Dentre as muitas revelações que o covid-19
trouxe para o Brasil, nenhuma se compara, pelo menos até agora, com a descoberta de uma população fantasma.
São mais de três milhões de brasileiros que existem, mas, é como se nunca tivessem existido. Eles não foram registrados quando nasceram e, portanto, são uma espécie de zumbis. Gente que não tem RG, não tem CPF, não faz parte da Previdência Social, não tem acesso aos benefícios sociais. E, lamentavelmente, é um fato que atravessa gerações. Os pais e os filhos, também, vivem da mesma forma. Nos grotões, nas favelas, nos bolsões de miséria, (sobre) vivendo de arremedos de projetos urbanos e rurais.
E, não é só nas terras longínquas e remotas que isto ocorre. Nas chamadas grandes cidades, também, estão muitos desses seres. Agora mesmo, com o chamamento para se receber o tal auxílio emergencial, muitos ficaram de fora pelo simples fato de não portarem um documento sequer. O último dado do IBGE é de 2015 calculou que três milhões de pessoas viviam nessa situação.
Mas, o número pode ser muito maior. Em um país de tantas desigualdades como o Brasil, estas pessoas podem ser classificadas como não-cidadãs, se é que existe este termo. E, saber que são estes os mais necessitados e expostos. Enquanto isso, comprovadamente, pessoas que não precisam, e não merecem, usam da desonestidade para conseguirem tais ajudas.

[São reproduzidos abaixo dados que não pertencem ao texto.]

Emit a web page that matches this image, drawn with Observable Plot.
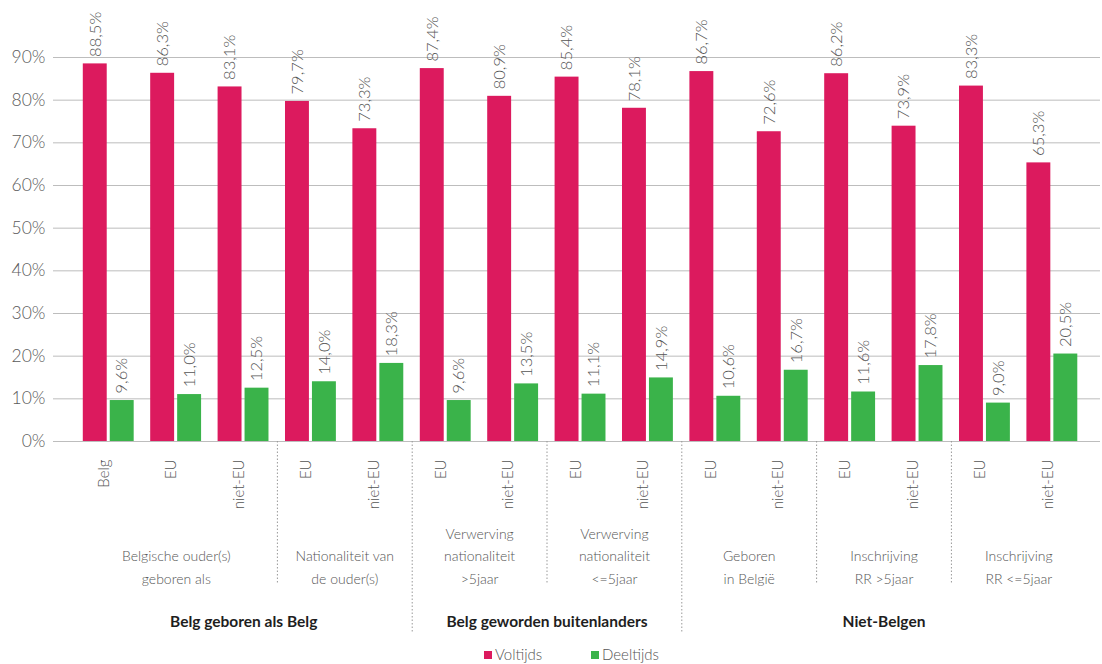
<!DOCTYPE html>
<html>
<head>
<meta charset="utf-8">
<script src="https://cdn.jsdelivr.net/npm/d3@7"></script>
<script src="https://cdn.jsdelivr.net/npm/@observablehq/plot@0.6"></script>
<style>
  body { margin: 0; background: #fff; font-family: Lato, "Noto Sans", sans-serif; }
  #chart svg { display: block; }
  #legend { position: relative; width: 1102px; height: 20px; font-size: 15px; color: #555; font-weight: 300; }
  #legend .item { position: absolute; top: 0; line-height: 20px; white-space: nowrap; }
  #legend .sw { display: inline-block; width: 8px; height: 8px; margin-right: 3px; vertical-align: 1px; }
</style>
</head>
<body>
<div id="chart"></div>
<div id="legend"></div>
<script>
// ---- data ----
const categories = ["Belg", "EU", "niet-EU", "EU", "niet-EU", "EU", "niet-EU", "EU", "niet-EU", "EU", "niet-EU", "EU", "niet-EU", "EU", "niet-EU"];
const voltijds  = [88.5, 86.3, 83.1, 79.7, 73.3, 87.4, 80.9, 85.4, 78.1, 86.7, 72.6, 86.2, 73.9, 83.3, 65.3];
const deeltijds = [9.6, 11.0, 12.5, 14.0, 18.3, 9.6, 13.5, 11.1, 14.9, 10.6, 16.7, 11.6, 17.8, 9.0, 20.5];
const subgroupOf = [0, 0, 0, 1, 1, 2, 2, 3, 3, 4, 4, 5, 5, 6, 6];
const subgroupLabels = [
  "Belgische ouder(s)\ngeboren als",
  "Nationaliteit van\nde ouder(s)",
  "Verwerving\nnationaliteit\n>5jaar",
  "Verwerving\nnationaliteit\n<=5jaar",
  "Geboren\nin België",
  "Inschrijving\nRR >5jaar",
  "Inschrijving\nRR <=5jaar"
];
const groupOfSubgroup = [0, 0, 1, 1, 2, 2, 2];
const groupLabels = ["Belg geboren als Belg", "Belg geworden buitenlanders", "Niet-Belgen"];
const yTicks = [0, 10, 20, 30, 40, 50, 60, 70, 80, 90];
const seriesNames = ["Voltijds", "Deeltijds"];
const colors = ["#DC1A5E", "#3AB34A"];

// ---- derived tables ----
const idx = categories.map((_, i) => i);
const pinkData = idx.map(i => ({i, v: voltijds[i]}));
const greenData = idx.map(i => ({i, v: deeltijds[i]}));
const catData = idx.map(i => ({i, label: categories[i]}));
const subData = subgroupLabels.map((label, s) => {
  const members = idx.filter(i => subgroupOf[i] === s);
  return {label, c: (d3.min(members) + d3.max(members)) / 2};
});
const groupData = groupLabels.map((label, g) => {
  const members = idx.filter(i => groupOfSubgroup[subgroupOf[i]] === g);
  return {label, c: (d3.min(members) + d3.max(members)) / 2};
});
const bounds = idx.slice(1).filter(i => subgroupOf[i] !== subgroupOf[i - 1])
  .map(i => ({x: i - 0.5, long: groupOfSubgroup[subgroupOf[i]] !== groupOfSubgroup[subgroupOf[i - 1]]}));
const fmt = v => v.toFixed(1).replace(".", ",") + "%";

const plot = Plot.plot({
  width: 1102,
  height: 644,
  marginLeft: 53,
  marginRight: 2,
  marginTop: 57,
  marginBottom: 203,
  style: {fontFamily: "Lato, 'Noto Sans', sans-serif", color: "#555", background: "#fff"},
  x: {type: "linear", domain: [-0.822, 14.712], axis: null},
  y: {domain: [0, 90], axis: null},
  marks: [
    Plot.gridY(yTicks, {stroke: "#bdbdbd", strokeOpacity: 1}),
    Plot.axisY(yTicks, {tickSize: 0, tickPadding: 8, tickFormat: d => d + "%", fontSize: 17.5, fontWeight: 300, fill: "#5a5a5a", label: null}),
    Plot.rectY(pinkData, {x1: d => d.i - 0.38, x2: d => d.i - 0.025, y: "v", fill: colors[0]}),
    Plot.rectY(greenData, {x1: d => d.i + 0.02, x2: d => d.i + 0.375, y: "v", fill: colors[1]}),
    Plot.text(pinkData, {x: d => d.i - 0.2025, y: "v", text: d => fmt(d.v), rotate: -90, textAnchor: "start", dy: -7, fontSize: 16.5, fontWeight: 300, fill: "#555"}),
    Plot.text(greenData, {x: d => d.i + 0.1975, y: "v", text: d => fmt(d.v), rotate: -90, textAnchor: "start", dy: -7, fontSize: 16.5, fontWeight: 300, fill: "#555"}),
    Plot.ruleX(bounds, {x: "x", y1: 0, y2: d => d.long ? -45 : -33.5, stroke: "#999", strokeDasharray: "1.5,2"}),
    Plot.text(catData, {x: "i", frameAnchor: "bottom", text: "label", rotate: -90, textAnchor: "end", dy: 18, fontSize: 15, fontWeight: 300, fill: "#555"}),
    Plot.text(subData, {x: "c", frameAnchor: "bottom", text: "label", lineAnchor: "bottom", lineHeight: 1.6, dy: 142, fontSize: 14, fontWeight: 300, fill: "#555"}),
    Plot.text(groupData, {x: "c", frameAnchor: "bottom", text: "label", dy: 185, fontSize: 15.5, fontWeight: "bold", fill: "#1e1e1e"})
  ]
});
document.getElementById("chart").appendChild(plot);

const legend = document.getElementById("legend");
const legendLeft = [484, 591];
seriesNames.forEach((name, k) => {
  const item = document.createElement("span");
  item.className = "item";
  item.style.left = legendLeft[k] + "px";
  const sw = document.createElement("span");
  sw.className = "sw";
  sw.style.background = colors[k];
  item.appendChild(sw);
  item.appendChild(document.createTextNode(name));
  legend.appendChild(item);
});
</script>
</body>
</html>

A realidade mostra que esses brasileiros passam à margem de qualquer tipo de ação do estado. Não têm o registro básico, que é a certidão de nascimento. Tais sujeitos vão ser informais a vida toda, vão ser desprotegidos a vida toda, o que numa situação de pandemia é um risco de vida. A não ser, claro, que haja uma reviravolta nas políticas sociais deste País e que eles sejam alcançados, pelo menos, com uma oportunidade de se inserirem socialmente.
E, a coisa só não é pior porque a sociedade tem sido solidária, as organizações não governamentais os clubes de serviço e outras instituições estão fazendo o papel que seria dos governos, ao ampararem esses abandonados.
Todavia, pelo o que se observa, os governos, em geral, não se interessam por estes não-cidadãos, principalmente porque eles não votam nas seguidas eleições. Mas, são contribuintes, mesmo que de forma indireta, porque em um simples quilo de arroz que conseguem comprar, pagam os tributos embutidos no preço da mercadoria.
O fenômeno covid-19 vai passar, como muitos outros passaram. Mas, as cicatrizes que deixará, por certo, durarão uma eternidade.